In the spirit of the united front against Enbrige Line 5, the Bernie Sanders tablers let me share their table for our palm cards and buttons. It helped that two of those tablers were Lauren Sargent and Brian Chambers, who old time Greens will remember as stalwarts of the Ann Arbor-based Huron Vally Greens of the 1980s and 1990s. Lauren and Brian introduced me to many of the 300 or so people at these events.

Speaking to the rally after the flotilla

United front against Enbridge Line 5

We ended up Saturday night at a campfire on the land of some Odawa Indians on Lake Michigan, where longtime anti-nuclear and environmental activist Victor McManemy, who is also a folk singer who has performed with Pete Seeger, continued to lead singing with his guitar and harmonica with songs he did not have time to get to in his afternoon performance at the Water Is Life Festival.

I am finding as I go around the country that the fights against fracking and new fossil fuel infrastructure have the most energy and people involved of any grassroots movement. These people are fighting to defend their land – from Indian nation water protectors resisting the XL Keystone and Enbridge Line 5 pipelines to New Yorkers fighting fracked- gas pipelines, compressor stations, and power plants as well as “bomb trains” and barges moving fracked-oil from the Bakken field across the state.

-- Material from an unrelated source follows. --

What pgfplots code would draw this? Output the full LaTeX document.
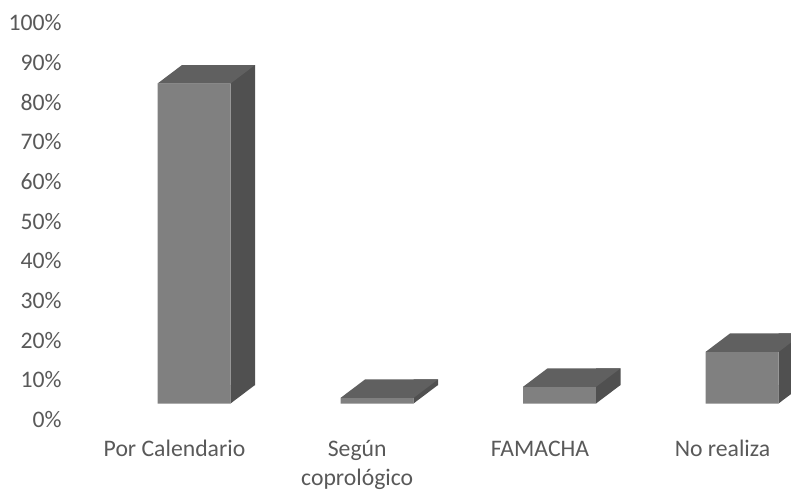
\documentclass[border=0pt]{standalone}
\usepackage{fontspec}
\setmainfont{Carlito}
\usepackage{pgfplots}
\usepackage{pgfplotstable}
\pgfplotsset{compat=1.18}
\definecolor{txt}{HTML}{595959}
\definecolor{frontc}{HTML}{808080}
\definecolor{topc}{HTML}{606060}
\definecolor{sidec}{HTML}{505050}
% top face of a box, relative to the data point (x, value)
\pgfdeclareplotmark{topface}{%
  \pgfpathmoveto{\pgfpoint{-18.25pt}{8pt}}%
  \pgfpathlineto{\pgfpoint{18.25pt}{8pt}}%
  \pgfpathlineto{\pgfpoint{30.5pt}{17.25pt}}%
  \pgfpathlineto{\pgfpoint{-6pt}{17.25pt}}%
  \pgfpathclose\pgfusepathqfill}
% lower corner of the side face, relative to (x, 0)
\pgfdeclareplotmark{basetri}{%
  \pgfpathmoveto{\pgfpoint{18.25pt}{8pt}}%
  \pgfpathlineto{\pgfpoint{18.25pt}{17.25pt}}%
  \pgfpathlineto{\pgfpoint{30.5pt}{17.25pt}}%
  \pgfpathclose\pgfusepathqfill}
\pgfplotstableread{
x v
194 80.7
377 1.4
559.5 4.2
742 13.0
}\bars
\begin{document}
\begin{tikzpicture}
\path[use as bounding box] (0,0) rectangle (395.5pt,244.5pt);
\begin{axis}[
  at={(31pt,26.7pt)}, anchor=south west,
  scale only axis, width=364.5pt, height=212.8pt,
  xmin=62, xmax=791, ymin=-4.06, ymax=103.279,
  axis line style={draw=none}, major tick style={draw=none},
  ytick={0,10,...,100},
  yticklabels={0\%,10\%,20\%,30\%,40\%,50\%,60\%,70\%,80\%,90\%,100\%},
  xtick={174.5,357.2,540,722.5},
  xticklabels={{\strut Por Calendario},{\strut Según\\coprológico},{\strut FAMACHA},{\strut No realiza}},
  every tick label/.append style={font=\fontsize{11.85}{14.5}\selectfont, text=txt, inner sep=0pt},
  yticklabel style={anchor=east},
  xticklabel style={align=center, anchor=north},
  clip=true,
]
\addplot[ybar, bar width=12.25pt, bar shift=24.375pt, yshift=17.25pt, fill=sidec, draw=none] table[x=x,y=v]{\bars};
\addplot[only marks, mark=basetri, mark options={fill=sidec, draw=none}] table[x=x,y expr=0]{\bars};
\addplot[ybar, bar width=36.5pt, bar shift=0pt, yshift=8pt, fill=frontc, draw=none] table[x=x,y=v]{\bars};
\addplot[only marks, mark=topface, mark options={fill=topc, draw=none}] table[x=x,y=v]{\bars};
\end{axis}
\end{tikzpicture}
\end{document}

These movements to ban fracking and all new fossil fuel infrastructure are the cutting edge of the climate movement. If we don’t stop this new fossil fuel infrastructure, we will be locked into another 40 or more years of fossil fuel burning that will result in a climate holocaust that leads to mass species extinctions, the collapse of ecosystems, and with that, the collapse of agriculture and human civilization. Indeed, current fossil fuel infrastructure must be shut down before its normal operating life is complete. A study published in the scientific journal Nature last month found that no new CO2-emitting infrastructure can be built, and that existing infrastructure needs to be retired early, in order to meet the Paris Agreement climate goals.

I want to thank Andrea Pierce for inviting me to participate and thank all the people who clearly put in a lot of hard work to pull off all of these well-organized events to protest the pipeline. They are an inspiration to keep fighting for environmental sanity and social justice. Shut Down Enbridge Line 5!

Victor McManemy leading song at the campfire.